Pour le CREFAD Auvergne s’extraire de ce modèle c’est inciter chacun à observer et envisager la diversité des possibles par de la méthode, de l’accompagnement, de l’animation. Soutenir le diffus, la richesse de la diversité face à la norme écrasante et uniformisante. Soutenir les initiatives, les prises de positions des personnes sur les territoires qui les concernent, dans lesquelles elles habitent ou dans lesquelles elles se sentent légitimes pour agir. C’est réaffirmer que le maillage des initiatives porte sur tout l’espace sans égard à sa densité de population ou le vert de ses paysages mais en étant fidèle à la volonté et aux désirs des personnes dans leurs projets.

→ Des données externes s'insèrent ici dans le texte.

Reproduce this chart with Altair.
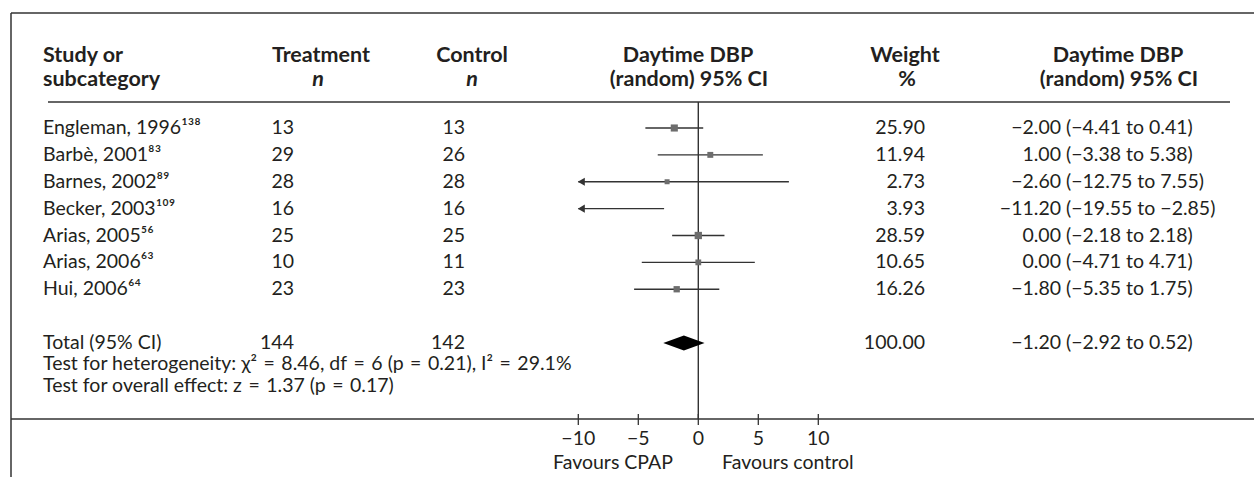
import altair as alt
import pandas as pd

# ---------------- data ----------------
studies = ["Engleman, 1996", "Barbè, 2001", "Barnes, 2002", "Becker, 2003",
           "Arias, 2005", "Arias, 2006", "Hui, 2006"]
refs = ["138", "83", "89", "109", "56", "63", "64"]
treat_n = [13, 29, 28, 16, 25, 10, 23]
ctrl_n = [13, 26, 28, 16, 25, 11, 23]
weight = [25.90, 11.94, 2.73, 3.93, 28.59, 10.65, 16.26]
est = [-2.00, 1.00, -2.60, -11.20, 0.00, 0.00, -1.80]
lo = [-4.41, -3.38, -12.75, -19.55, -2.18, -4.71, -5.35]
hi = [0.41, 5.38, 7.55, -2.85, 2.18, 4.71, 1.75]

total_label = "Total (95% CI)"
total_treat = 144
total_ctrl = 142
total_weight = 100.00
total_est = -1.20
total_lo = -2.92
total_hi = 0.52

heterogeneity = "Test for heterogeneity: χ² = 8.46, df = 6 (p = 0.21), I² = 29.1%"
overall = "Test for overall effect: z = 1.37 (p = 0.17)"

ticks = [-10, -5, 0, 5, 10]
plot_min, plot_max = -10, 10

# ---------------- styling ----------------
FONT = "Lato, 'Noto Sans', 'DejaVu Sans', sans-serif"
FS = 19.5
HFS = 21.5
TXT = "#231f20"
LINE = "#333333"
SQ = "#6d6d6d"

SUP = str.maketrans("0123456789", "⁰¹²³⁴⁵⁶⁷⁸⁹")


def fmt(v):
    return f"{v:.2f}".replace("-", "\u2212")


def mathspace(s):
    # wider spacing around "=" as in typeset math
    return s.replace(" = ", "\u2004=\u2004")


xs = alt.Scale(domain=[-698.3 / 12, (1254 - 698.3) / 12], range=[0, 1254], nice=False, zero=False)
ROW_H = 26.875
ys = alt.Scale(domain=[-128 / ROW_H, (420 - 128) / ROW_H], reverse=True, nice=False, zero=False)

n = len(studies)
TOTAL_ROW = n + 1

tab = pd.DataFrame({
    "row": list(range(n)) + [TOTAL_ROW],
    "name": [s + r.translate(SUP) for s, r in zip(studies, refs)] + [total_label],
    "tn": [str(v) for v in treat_n] + [str(total_treat)],
    "cn": [str(v) for v in ctrl_n] + [str(total_ctrl)],
    "w": [f"{v:.2f}" for v in weight] + [f"{total_weight:.2f}"],
    "e": [fmt(v) for v in est] + [fmt(total_est)],
    "ci": [f"({fmt(a)} to {fmt(b)})" for a, b in zip(lo, hi)] + [f"({fmt(total_lo)} to {fmt(total_hi)})"],
})

st = pd.DataFrame({"row": list(range(n)), "est": est, "lo": lo, "hi": hi, "weight": weight})
st["lo_c"] = st["lo"].clip(lower=plot_min, upper=plot_max)
st["hi_c"] = st["hi"].clip(lower=plot_min, upper=plot_max)
st_in = st[(st["est"] >= plot_min) & (st["est"] <= plot_max)]
st_arrow = st[st["lo"] < plot_min].assign(arrow=plot_min)

H = 7.5 / ROW_H
dia = pd.DataFrame({"x": [total_lo, total_est, total_hi],
                    "y": [TOTAL_ROW, TOTAL_ROW - H, TOTAL_ROW],
                    "y2": [TOTAL_ROW, TOTAL_ROW + H, TOTAL_ROW]})

tk = pd.DataFrame({"t": ticks, "lab": [str(t).replace("-", "\u2212") for t in ticks]})
zero = pd.DataFrame({"v": [0]})
one = pd.DataFrame({"a": [0]})


def hline(x1, x2, y):
    return alt.Chart(one).mark_rule(color=LINE, strokeWidth=1.5).encode(
        x=alt.value(x1), x2=alt.value(x2), y=alt.value(y))


def vline(x, y1, y2):
    return alt.Chart(one).mark_rule(color=LINE, strokeWidth=1.5).encode(
        x=alt.value(x), y=alt.value(y1), y2=alt.value(y2))


def label(s, x, y, align="left", bold=False, italic=False, size=FS, baseline="alphabetic"):
    kw = dict(font=FONT, fontSize=size, color=TXT, align=align, baseline=baseline, text=s)
    if bold:
        kw["fontWeight"] = "bold"
    if italic:
        kw["fontStyle"] = "italic"
    return alt.Chart(one).mark_text(**kw).encode(x=alt.value(x), y=alt.value(y))


def col(field, x, align):
    return alt.Chart(tab).mark_text(font=FONT, fontSize=FS, color=TXT, align=align, baseline="middle").encode(
        x=alt.value(x), y=alt.Y("row:Q", scale=ys, axis=None), text=f"{field}:N")


frame = [
    hline(11, 1254, 13),
    vline(11, 13, 477),
    hline(48, 1230, 102),
    hline(11, 1254, 419),
]

zero_line = alt.Chart(zero).mark_rule(color=LINE, strokeWidth=1.4).encode(
    x=alt.X("v:Q", scale=xs, axis=None), y=alt.value(102), y2=alt.value(419))

ci_lines = alt.Chart(st).mark_rule(color=LINE, strokeWidth=1.3).encode(
    x=alt.X("lo_c:Q", scale=xs, axis=None), x2="hi_c:Q", y=alt.Y("row:Q", scale=ys, axis=None))

arrows = alt.Chart(st_arrow).mark_point(shape="triangle-left", filled=True, color=LINE, opacity=1,
                                        size=65, xOffset=3).encode(
    x=alt.X("arrow:Q", scale=xs, axis=None), y=alt.Y("row:Q", scale=ys, axis=None))

squares = alt.Chart(st_in).mark_square(color=SQ, opacity=1).encode(
    x=alt.X("est:Q", scale=xs, axis=None), y=alt.Y("row:Q", scale=ys, axis=None),
    size=alt.Size("weight:Q", scale=alt.Scale(domain=[0, 30], range=[22, 55]), legend=None))

diamond = alt.Chart(dia).mark_area(color="#000000", orient="vertical", opacity=1).encode(
    x=alt.X("x:Q", scale=xs, axis=None), y=alt.Y("y:Q", scale=ys, axis=None), y2="y2:Q")

tick_marks = alt.Chart(tk).mark_rule(color=LINE, strokeWidth=1.3).encode(
    x=alt.X("t:Q", scale=xs, axis=None), y=alt.value(414), y2=alt.value(425))
tick_labels = alt.Chart(tk).mark_text(font=FONT, fontSize=FS, color=TXT, baseline="middle").encode(
    x=alt.X("t:Q", scale=xs, axis=None), y=alt.value(439), text="lab:N")

headers = [
    label("Study or", 43, 62, bold=True, size=HFS),
    label("subcategory", 43, 86, bold=True, size=HFS),
    label("Treatment", 321, 62, align="center", bold=True, size=HFS),
    label("n", 318, 86, align="center", bold=True, italic=True, size=HFS),
    label("Control", 472, 62, align="center", bold=True, size=HFS),
    label("n", 472, 86, align="center", bold=True, italic=True, size=HFS),
    label("Daytime DBP", 688, 62, align="center", bold=True, size=HFS),
    label("(random) 95% CI", 689, 86, align="center", bold=True, size=HFS),
    label("Weight", 905, 62, align="center", bold=True, size=HFS),
    label("%", 907, 86, align="center", bold=True, size=HFS),
    label("Daytime DBP", 1118, 62, align="center", bold=True, size=HFS),
    label("(random) 95% CI", 1119, 86, align="center", bold=True, size=HFS),
]

columns = [
    col("name", 43, "left"),
    col("tn", 294, "right"),
    col("cn", 465, "right"),
    col("w", 925, "right"),
    col("e", 1061, "right"),
    col("ci", 1066, "left"),
]

footer = [
    label(mathspace(heterogeneity), 43, 364, baseline="middle"),
    label(mathspace(overall), 43, 386, baseline="middle"),
    label("Favours CPAP", 673, 463, align="right", baseline="middle"),
    label("Favours control", 722, 463, align="left", baseline="middle"),
]

chart = alt.layer(
    *frame, zero_line, ci_lines, arrows, squares, diamond, tick_marks, tick_labels,
    *headers, *columns, *footer
).properties(
    width=1254, height=420,
    padding={"left": 0, "top": 0, "right": 0, "bottom": 57},
    autosize=alt.AutoSizeParams(type="none"),
    background="white",
).configure_view(stroke=None)

chart.save("out.html", embed_options={"renderer": "svg", "actions": False})
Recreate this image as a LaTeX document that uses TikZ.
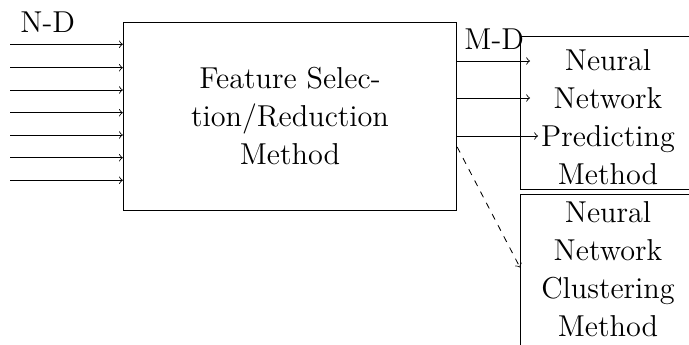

Pour favoriser l’imaginaire, la projection dans des possibles non normés, nous souhaitons favoriser le développement de la motilité : accessibilité des déplacements, acquisition de compétences par les voyages et l’appropriation de l‘ensemble.

Nous proposons d’ouvrir partout et aussi souvent que possible des espaces d’expression pour que les habitants-acteurs de ces espaces donnent leur avis et mettent en mouvement leur désir d’agir, en lien avec les élus (diminuant ainsi l’écart entre des décideurs qui auraient les moyens et des rêveurs sans le sou).

Pour le CREFAD Auvergne, c’est encore relever dans les discours et les actes quand les mythes sont à l’œuvre et induisent concurrence, compétition, et responsabilités individuelles pour se mettre ensemble au travail et mettre à jour les complémentarités, la coopération, l’interdépendance et les responsabilités collectives. C’est inciter à de l’analyse située pour chacun (habitants, élus, acteurs autres, porteurs de projet…) plutôt qu’à de la reproduction de modèles de pensée afin de construire des propositions singulières centrées sur du mieux vivre pour tous.